The word Starbucks itself has become both noun and adjective; it is a word used alongside "McDonald's" or "Hollywood" as a broad putdown of a perceived American habit of commodifying products while hollowing out their worth. It is a brand we hold up as a warning sign when we want to argue for protecting the local from the advance of the global.
But it has been of my experience that on this subject New Zealanders, generally, are wrong. I still regard America as having a vastly inferior coffee culture to New Zealand. But the context by which we criticise Starbucks is off base.
When I returned to New Zealand after a long American stint in 2008, I had developed if not a fondness for tall, watery cups of filtered coffee, at least an acceptance of them. You can't go past a sharp, stiff long black to begin your morning. But I had come to appreciate the nearly indefatigable American cups of coffee, the way they sit with you for the morning, challenging you silently to make it through the cup before the beverage goes cold.
This preference is not often catered for in the New Zealand coffee market. In April 2009, I began a job on Victoria St in Wellington. I would walk past the Starbucks at the base of the Majestic Centre each day. In the 15 months I worked at that job, I indulged in a large cup of filtered coffee maybe two dozen times. I never told anyone. I'd seen the look on a friend's face years earlier when I was caught outside the Starbucks in the Reading Cinema complex with a Frappuccino. I knew better.

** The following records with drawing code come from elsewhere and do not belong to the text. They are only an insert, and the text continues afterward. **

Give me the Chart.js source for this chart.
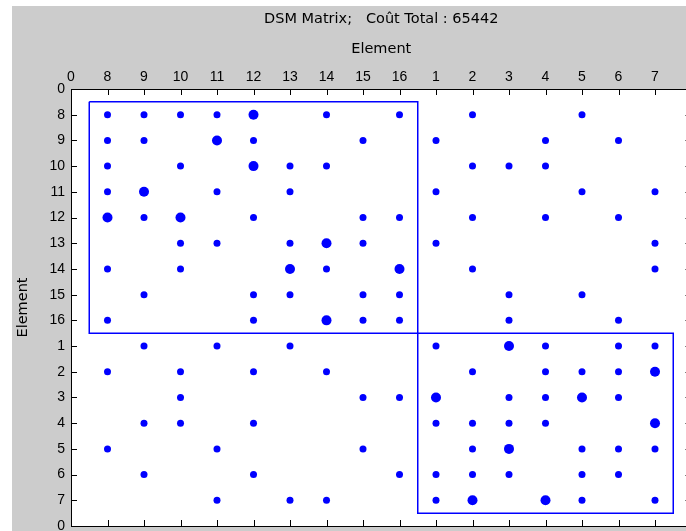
<!DOCTYPE html>
<html>
<head>
<meta charset="utf-8">
<script src="https://cdn.jsdelivr.net/npm/chart.js@4.4.1/dist/chart.umd.min.js"></script>
<style>
  html, body { margin: 0; padding: 0; background: #fff; overflow: hidden; }
  #wrap { position: absolute; left: 12px; top: 6px; width: 688px; height: 525px; background: #cccccc; }
</style>
</head>
<body>
<div id="wrap"><canvas id="dsm" width="688" height="525"></canvas></div>
<script>
// ordre des éléments (lignes et colonnes)
const elements = ['8', '9', '10', '11', '12', '13', '14', '15', '16', '1', '2', '3', '4', '5', '6', '7'];
// libellés des graduations 0..17
const tickLabels = ['0', '8', '9', '10', '11', '12', '13', '14', '15', '16', '1', '2', '3', '4', '5', '6', '7', '0'];

// liaisons par ligne (même ordre que elements)
const weakCols = [
  ['8', '9', '10', '11', '14', '16', '2', '5'],
  ['8', '9', '12', '15', '1', '4', '6'],
  ['8', '10', '13', '14', '2', '3', '4'],
  ['8', '11', '13', '1', '5', '7'],
  ['9', '12', '15', '16', '2', '4', '6'],
  ['10', '11', '13', '15', '1', '7'],
  ['8', '10', '14', '2', '7'],
  ['9', '12', '13', '15', '16', '3', '5'],
  ['8', '12', '15', '16', '3', '6'],
  ['9', '11', '13', '1', '4', '6', '7'],
  ['8', '10', '12', '14', '2', '4', '5', '6'],
  ['10', '15', '16', '3', '4', '6'],
  ['9', '10', '12', '1', '2', '3', '4'],
  ['8', '11', '15', '2', '5', '6', '7'],
  ['9', '12', '16', '1', '2', '3', '5', '6'],
  ['11', '13', '14', '1', '5', '7'],
];
const strongCols = [
  ['12'], ['11'], ['12'], ['9'], ['8', '10'], ['14'], ['13', '16'], [],
  ['14'], ['3'], ['7'], ['1', '5'], ['7'], ['3'], [], ['2', '4'],
];

// clusters
const clusters = [
  ['8', '9', '10', '11', '12', '13', '14', '15', '16'],
  ['1', '2', '3', '4', '5', '6', '7'],
];

const BLUE = '#0000ff';

function toPoints(rows) {
  const pts = [];
  rows.forEach((cols, r) => {
    cols.forEach(c => pts.push({ x: elements.indexOf(c) + 1, y: r + 1 }));
  });
  return pts;
}

function clusterBox(members) {
  const idx = members.map(m => elements.indexOf(m) + 1);
  const a = Math.min(...idx) - 0.5, b = Math.max(...idx) + 0.5;
  return [{ x: a, y: a }, { x: b, y: a }, { x: b, y: b }, { x: a, y: b }, { x: a, y: a }];
}

// cadre + graduations vers l'intérieur (style Matlab)
const boxTicks = {
  id: 'boxTicks',
  afterDatasetsDraw(chart) {
    const { ctx, chartArea: a, scales: { x, y } } = chart;
    const len = 6;
    ctx.save();
    ctx.strokeStyle = '#000';
    ctx.lineWidth = 1;
    ctx.beginPath();
    for (let i = 0; i < tickLabels.length; i++) {
      const px = Math.round(x.getPixelForValue(i)) + 0.5;
      ctx.moveTo(px, a.top); ctx.lineTo(px, a.top + len);
      ctx.moveTo(px, a.bottom); ctx.lineTo(px, a.bottom - len);
      const py = Math.round(y.getPixelForValue(i)) + 0.5;
      ctx.moveTo(a.left, py); ctx.lineTo(a.left + len, py);
      ctx.moveTo(a.right, py); ctx.lineTo(a.right - len, py);
    }
    ctx.stroke();
    ctx.strokeRect(Math.round(a.left) + 0.5, Math.round(a.top) + 0.5,
      Math.round(a.right - a.left), Math.round(a.bottom - a.top));
    ctx.restore();
  },
  beforeDraw(chart) {
    const { ctx, chartArea: a } = chart;
    ctx.save();
    ctx.fillStyle = '#fff';
    ctx.fillRect(a.left, a.top, a.right - a.left, a.bottom - a.top);
    ctx.restore();
  }
};

const tickFont = { family: 'Liberation Sans, Arial, sans-serif', size: 14 };
const titleFont = { family: 'DejaVu Sans, sans-serif', size: 14.5 };

new Chart(document.getElementById('dsm'), {
  type: 'scatter',
  data: {
    datasets: [
      { data: toPoints(weakCols), backgroundColor: BLUE, borderWidth: 0, pointRadius: 3.5 },
      { data: toPoints(strongCols), backgroundColor: BLUE, borderWidth: 0, pointRadius: 5 },
      ...clusters.map(m => ({
        data: clusterBox(m), showLine: true, borderColor: BLUE, borderWidth: 1.5,
        pointRadius: 0, fill: false,
      })),
    ],
  },
  options: {
    responsive: false,
    animation: false,
    layout: { padding: { left: 0, top: 0, right: 8.5, bottom: 2 } },
    scales: {
      x: {
        type: 'linear', position: 'top', min: 0, max: 17, weight: 0,
        grid: { display: false, drawTicks: false }, border: { display: false },
        ticks: {
          stepSize: 1, autoSkip: false, maxRotation: 0, padding: 3.5,
          color: '#000', font: tickFont, callback: v => tickLabels[v] ?? '',
        },
        title: { display: true, text: 'Element', color: '#000', font: titleFont, padding: { top: 4.8, bottom: 0 } },
        afterFit(s) { s.height = 53; s.paddingLeft = 0; s.paddingRight = 0; },
      },
      x2: {
        type: 'linear', position: 'top', min: 0, max: 17, weight: 1,
        grid: { display: false, drawTicks: false }, border: { display: false },
        ticks: { display: false },
        title: { display: true, text: 'DSM Matrix;   Coût Total : 65442', color: '#000', font: titleFont, padding: { top: 4.3, bottom: 0 } },
        afterFit(s) { s.height = 30; s.paddingLeft = 0; s.paddingRight = 0; },
      },
      y: {
        type: 'linear', reverse: true, min: 0, max: 17,
        grid: { display: false, drawTicks: false }, border: { display: false },
        ticks: {
          stepSize: 1, autoSkip: false, padding: 6,
          color: '#000', font: tickFont, callback: v => tickLabels[v] ?? '',
        },
        title: { display: true, text: 'Element', color: '#000', font: titleFont, padding: { top: 2.3, bottom: 0 } },
        afterFit(s) { s.width = 59; s.paddingTop = 0; s.paddingBottom = 0; },
      },
    },
    plugins: {
      legend: { display: false },
      tooltip: { enabled: false },
      title: { display: false },
    },
  },
  plugins: [boxTicks],
});
</script>
</body>
</html>
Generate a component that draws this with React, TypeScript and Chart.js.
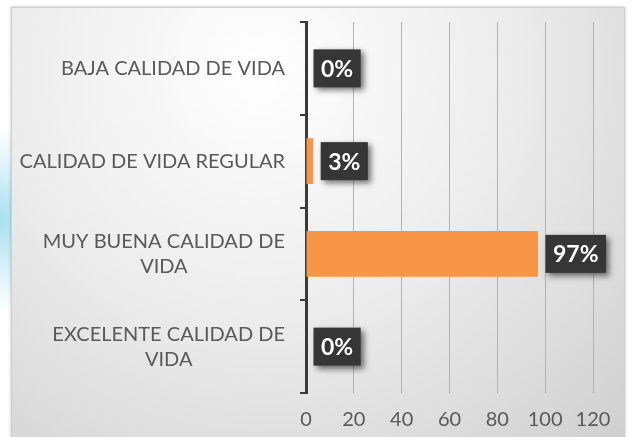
import React, { useEffect, useRef } from "react";
import { Chart, registerables } from "chart.js";

Chart.register(...registerables);

const categories: string[][] = [
  ["BAJA CALIDAD DE VIDA"],
  ["CALIDAD DE VIDA REGULAR"],
  ["MUY BUENA CALIDAD DE", "VIDA"],
  ["EXCELENTE CALIDAD DE", "VIDA"],
];
const values: number[] = [0, 3, 97, 0];
const valueLabels: string[] = ["0%", "3%", "97%", "0%"];
const xMin = 0;
const xMax = 120;
const xStep = 20;

const LABEL_FONT = "20px Lato";
const TEXT_COLOR = "#595959";

const backgroundPlugin = {
  id: "bgFrame",
  beforeDraw(chart: any) {
    const ctx = chart.ctx as CanvasRenderingContext2D;
    const w = chart.width;
    const h = chart.height;
    ctx.save();
    ctx.fillStyle = "#ffffff";
    ctx.fillRect(0, 0, w, h);
    // left cyan glow
    const glow = ctx.createRadialGradient(0, 220, 0, 0, 220, 90);
    glow.addColorStop(0, "rgba(140,215,235,0.75)");
    glow.addColorStop(1, "rgba(140,215,235,0)");
    ctx.fillStyle = glow;
    ctx.fillRect(0, 100, 12, 240);
    // frame
    const fx = 11, fy = 7, fw = 625 - 11, fh = h - 7 + 2;
    const g = ctx.createRadialGradient(260, 70, 0, 260, 70, 560);
    g.addColorStop(0, "#ffffff");
    g.addColorStop(0.45, "#ececec");
    g.addColorStop(1, "#cbcbcb");
    ctx.shadowColor = "rgba(0,0,0,0.25)";
    ctx.shadowBlur = 3;
    ctx.fillStyle = g;
    ctx.fillRect(fx, fy, fw, fh);
    ctx.shadowColor = "transparent";
    ctx.strokeStyle = "#cfcfcf";
    ctx.lineWidth = 1;
    ctx.strokeRect(fx + 0.5, fy + 0.5, fw - 1, fh);
    ctx.restore();
  },
};

const categoryLabelPlugin = {
  id: "catLabels",
  afterDraw(chart: any) {
    const ctx = chart.ctx as CanvasRenderingContext2D;
    const yScale = chart.scales.y;
    const rightEdge = chart.chartArea.left - 21;
    const lineH = 25;
    ctx.save();
    ctx.font = LABEL_FONT;
    ctx.fillStyle = TEXT_COLOR;
    ctx.textAlign = "center";
    ctx.textBaseline = "middle";
    categories.forEach((lines, i) => {
      const yc = yScale.getPixelForValue(i);
      const blockW = Math.max(...lines.map((l) => ctx.measureText(l).width));
      const cx = rightEdge - blockW / 2;
      const y0 = yc - ((lines.length - 1) * lineH) / 2;
      lines.forEach((l, j) => ctx.fillText(l, cx, y0 + j * lineH));
    });
    ctx.restore();
  },
};

const valueLabelPlugin = {
  id: "valLabels",
  afterDatasetsDraw(chart: any) {
    const ctx = chart.ctx as CanvasRenderingContext2D;
    const meta = chart.getDatasetMeta(0);
    ctx.save();
    ctx.font = "bold 23px Lato";
    meta.data.forEach((bar: any, i: number) => {
      const text = valueLabels[i];
      const tw = ctx.measureText(text).width;
      const bw = tw + 15;
      const bh = 38;
      const bx = bar.x + 7.5;
      const by = bar.y - bh / 2;
      ctx.shadowColor = "rgba(0,0,0,0.55)";
      ctx.shadowBlur = 6;
      ctx.shadowOffsetX = 3;
      ctx.shadowOffsetY = 3;
      ctx.fillStyle = "#363636";
      ctx.fillRect(bx, by, bw, bh);
      ctx.shadowColor = "transparent";
      ctx.fillStyle = "#ffffff";
      ctx.textAlign = "center";
      ctx.textBaseline = "middle";
      ctx.fillText(text, bx + bw / 2, bar.y + 1);
    });
    ctx.restore();
  },
};

export default function App() {
  const ref = useRef<HTMLCanvasElement | null>(null);
  useEffect(() => {
    if (!ref.current) return;
    const chart = new Chart(ref.current, {
      type: "bar",
      data: {
        labels: categories.map((c) => c.join(" ")),
        datasets: [
          {
            data: values,
            backgroundColor: "#f79646",
            borderWidth: 0,
            categoryPercentage: 1,
            barPercentage: 0.495,
          },
        ],
      },
      options: {
        indexAxis: "y",
        animation: false,
        responsive: false,
        maintainAspectRatio: false,
        layout: { padding: { left: 11, top: 22, right: 40, bottom: 3 } },
        plugins: {
          legend: { display: false },
          tooltip: { enabled: false },
        },
        scales: {
          x: {
            min: xMin,
            max: xMax,
            ticks: {
              stepSize: xStep,
              color: TEXT_COLOR,
              font: { family: "Lato", size: 20 },
              padding: 15,
            },
            grid: {
              color: "#b3b3b3",
              lineWidth: 1,
              drawTicks: false,
            },
            border: { display: false },
            afterFit: (s: any) => {
              s.height = 41;
            },
          },
          y: {
            ticks: { display: false },
            grid: {
              drawOnChartArea: false,
              drawTicks: true,
              tickLength: 6,
              color: "#3a3a3a",
              lineWidth: 2,
              offset: true,
            },
            border: { display: true, color: "#3a3a3a", width: 3 },
            afterFit: (s: any) => {
              s.width = 295;
            },
          },
        },
      },
      plugins: [backgroundPlugin, categoryLabelPlugin, valueLabelPlugin],
    });
    return () => chart.destroy();
  }, []);
  return (
    <div style={{ position: "fixed", left: 0, top: 0, width: 633, height: 437 }}>
      <canvas ref={ref} width={633} height={437} style={{ display: "block" }} />
    </div>
  );
}
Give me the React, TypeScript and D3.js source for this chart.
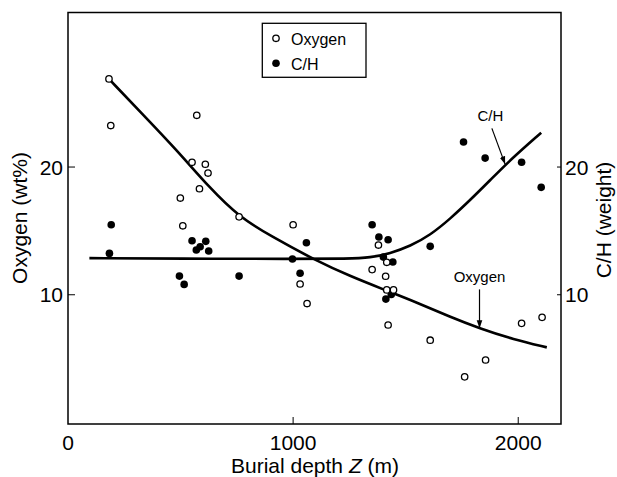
import React from "react";
import * as d3 from "d3";

// Scatter data (burial depth in m)
const oxygenDepth = [182, 190, 572, 551, 610, 622, 584, 499, 760, 510, 1000, 1031, 1062, 1379, 1351, 1416, 1411, 1416, 1446, 1422, 1609, 1762, 1855, 2015, 2106];
const oxygenValue = [26.9, 23.25, 24.05, 20.37, 20.22, 19.53, 18.3, 17.57, 16.1, 15.4, 15.48, 10.84, 9.31, 13.89, 11.97, 12.54, 11.45, 10.38, 10.38, 7.63, 6.44, 3.57, 4.89, 7.76, 8.23];

const chDepth = [192, 184, 551, 612, 587, 570, 625, 495, 516, 760, 997, 1059, 1031, 1351, 1381, 1422, 1401, 1443, 1412, 1436, 1609, 1757, 1853, 2015, 2102];
const chValue = [15.48, 13.24, 14.23, 14.18, 13.76, 13.5, 13.42, 11.46, 10.81, 11.46, 12.8, 14.07, 11.68, 15.48, 14.52, 14.31, 12.95, 12.56, 9.66, 10.02, 13.79, 21.96, 20.7, 20.37, 18.41];

// Fitted trend curves
const oxygenCurveDepth = [187, 335, 483, 631, 760, 900, 1105, 1253, 1401, 1550, 1698, 1831, 1979, 2127];
const oxygenCurveValue = [26.8, 24.07, 21.33, 18.33, 16.1, 14.6, 12.64, 11.46, 10.42, 9.4, 8.25, 7.35, 6.5, 5.88];

const chCurveDepth = [95, 500, 1000, 1250, 1342, 1431, 1520, 1609, 1698, 1787, 1876, 1964, 2102];
const chCurveValue = [12.87, 12.83, 12.8, 12.82, 12.9, 13.24, 13.81, 14.67, 15.95, 17.42, 18.98, 20.55, 22.69];

const xTicks = [0, 1000, 2000];
const yTicks = [10, 20];

const W = 617;
const H = 477;
const FONT = "'Liberation Sans', Arial, Helvetica, sans-serif";

export default function App() {
  const x = d3.scaleLinear().domain([0, 2190]).range([68, 561]);
  const y = d3.scaleLinear().domain([-0.12, 32.1]).range([424, 12.5]);

  const line = d3
    .line<[number, number]>()
    .x((d) => x(d[0]))
    .y((d) => y(d[1]))
    .curve(d3.curveBasis);

  const oxCurve = line(oxygenCurveDepth.map((d, i) => [d, oxygenCurveValue[i]]));
  const chCurve = line(chCurveDepth.map((d, i) => [d, chCurveValue[i]]));

  const [x0, x1] = x.range();
  const [yb, yt] = y.range();

  return (
    <svg
      width={W}
      height={H}
      viewBox={`0 0 ${W} ${H}`}
      style={{ position: "absolute", left: 0, top: 0, background: "#fff" }}
      fontFamily={FONT}
    >
      <defs>
        <marker id="arrow" viewBox="0 0 10 10" refX="10" refY="5" markerWidth="8" markerHeight="8" markerUnits="userSpaceOnUse" orient="auto">
          <path d="M0,1.5 L10,5 L0,8.5 Z" fill="#000" />
        </marker>
      </defs>
      <rect x={0} y={0} width={W} height={H} fill="#fff" />

      {/* frame */}
      <rect x={x0} y={yt} width={x1 - x0} height={yb - yt} fill="none" stroke="#000" strokeWidth={1.5} />

      {/* x ticks */}
      {xTicks.map((t) => (
        <g key={"xt" + t}>
          {t > 0 && <line x1={x(t)} x2={x(t)} y1={yb} y2={yb - 7} stroke="#000" strokeWidth={1} />}
          <text x={x(t)} y={450} textAnchor="middle" fontSize={21}>
            {t}
          </text>
        </g>
      ))}

      {/* y ticks left and right */}
      {yTicks.map((t) => (
        <g key={"yt" + t}>
          <line x1={x0} x2={x0 + 7} y1={y(t)} y2={y(t)} stroke="#000" strokeWidth={1} />
          <line x1={x1} x2={x1 - 4} y1={y(t)} y2={y(t)} stroke="#000" strokeWidth={1} />
          <text x={63} y={y(t) + 7.5} textAnchor="end" fontSize={21}>
            {t}
          </text>
          <text x={565} y={y(t) + 7.5} textAnchor="start" fontSize={21}>
            {t}
          </text>
        </g>
      ))}

      {/* axis titles */}
      <text x={315} y={473} textAnchor="middle" fontSize={21}>
        Burial depth <tspan fontStyle="italic">Z</tspan> (m)
      </text>
      <text transform="translate(27,218) rotate(-90)" textAnchor="middle" fontSize={21}>
        Oxygen (wt%)
      </text>
      <text transform="translate(611,220) rotate(-90)" textAnchor="middle" fontSize={21}>
        C/H (weight)
      </text>

      {/* curves */}
      <path d={chCurve || ""} fill="none" stroke="#000" strokeWidth={2.6} />
      <path d={oxCurve || ""} fill="none" stroke="#000" strokeWidth={2.6} />

      {/* points */}
      {chDepth.map((d, i) => (
        <circle key={"c" + i} cx={x(d)} cy={y(chValue[i])} r={3.8} fill="#000" />
      ))}
      {oxygenDepth.map((d, i) => (
        <circle key={"o" + i} cx={x(d)} cy={y(oxygenValue[i])} r={3.2} fill="#fff" stroke="#000" strokeWidth={1.3} />
      ))}

      {/* annotations */}
      <text x={x(1876)} y={y(23.63)} textAnchor="middle" fontSize={15}>
        C/H
      </text>
      <line x1={x(1883)} y1={y(23.03)} x2={x(1942)} y2={y(20.21)} stroke="#000" strokeWidth={1.2} markerEnd="url(#arrow)" />
      <text x={x(1828)} y={y(11.02)} textAnchor="middle" fontSize={15}>
        Oxygen
      </text>
      <line x1={x(1828)} y1={y(10.42)} x2={x(1828)} y2={y(7.37)} stroke="#000" strokeWidth={1.2} markerEnd="url(#arrow)" />

      {/* legend */}
      <rect x={262.3} y={23.3} width={103.7} height={54} fill="#fff" stroke="#000" strokeWidth={1.3} />
      <circle cx={276} cy={38.3} r={3.2} fill="#fff" stroke="#000" strokeWidth={1.3} />
      <text x={291} y={44.5} fontSize={16}>
        Oxygen
      </text>
      <circle cx={276} cy={63.3} r={3.8} fill="#000" />
      <text x={291} y={69.5} fontSize={16}>
        C/H
      </text>
    </svg>
  );
}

Starbucks has floundered in New Zealand, in that it has only been moderately, rather than rampantly, successful. There are more than 30 in New Zealand, but the number has been stagnant for a while and has dwindled as a few outlets have shut.
I get why people don't frequent Starbucks in New Zealand. In Wellington, I could think of a dozen places where I could get better coffee within a short walk of any particular Starbucks. We think of ourselves as a nation with an incredible reputation for good coffee. We collectively see Starbucks as akin to taking in a Britney Spears concert in Nashville.
I'm not encouraging you to give it your business. I'm just asking you to reconsider your scorn.
Important for you to accept is that Starbucks is not the McDonald's of coffee.
A McDonald's hamburger is an approximation of a hamburger. It is a bad choice, from which dozens of good choices must be ignored for a customer to end up at its counter. A cup of coffee from Starbucks is a cup of coffee: it consists of hot water and beans, like any other cup, and there or thereabouts is decently made and constructed. It's no laboratory bastardisation.
Equally important in understanding why you should reserve your hatred of Starbucks is that a cup of its coffee in America is a considerably easier and more reliable bet than many other options. It doesn't make the best coffee in America, but I would still put it in the top tier of coffee proprietors here. That it balances a three-and-a-half-star reputation with being ubiquitous makes it that much easier to frequent.
My re-evaluation of Starbucks began in Mexico City in 2007. I wasn't so much Starbucks-resistant as Starbucks-blind. Hanging about the city for two weeks, I took just a few days to realise that it was the only game in town.
The situation in America coffee-wise is not as dire as in Mexico, but you can still make some significant missteps.
Last week the extended Team Robinson was in Truckee, near Lake Tahoe. As the conversation did many a time travelling with New Zealanders steeped in a tradition of good espresso drinks, people started inquiring after coffee. We ended up getting our fix from a respectable-looking restaurant on the main strip of town. The coffee tasted as though pencil shavings and boiling water had been rinsed through a cup that had once held coffee. My mother threw hers in the bin soon after purchase. It summarised the attitude of the group.
I realised that the smart option would have been to get the group to hold off a few moments, and set course for the nearest Starbucks when we moved on to our next destination. I could bet safely that one would be nearby, and could serve up a drink that would be agreeable enough to all parties involved.
Sure, it wouldn't have been a flawless flat white or long black, bought from an immaculately manicured New Zealand cafe, served by a tastefully tattooed and sensitive artist who could talk about his time as an extra on The Hobbit while he made the drink. But that's not the end of the world.
See, the final thing to keep in mind about Starbucks is it is not actually that bad. Sure, there's all the half-caff-skim-caramel-macchiato nonsense, but the heart of its menu is still a good-ish, strong cup of coffee. Sure, it's a chain, and all the stores are all identically furnished. But the stores have a modicum of taste and stylistic restraint. There's natural-ish light and darker tones, which beats the hell out of the brightly lit, linoleum finish of your average fast-food joint. They're clean and the staff are better paid, more involved and happier than in other chain I've encountered.
It all leads me to this conclusion: if you switch up the lens that you look at Starbucks in, I just really can't see what the big deal is.
It has become a symbol of American suspicion whose reputation is entirely unwarranted.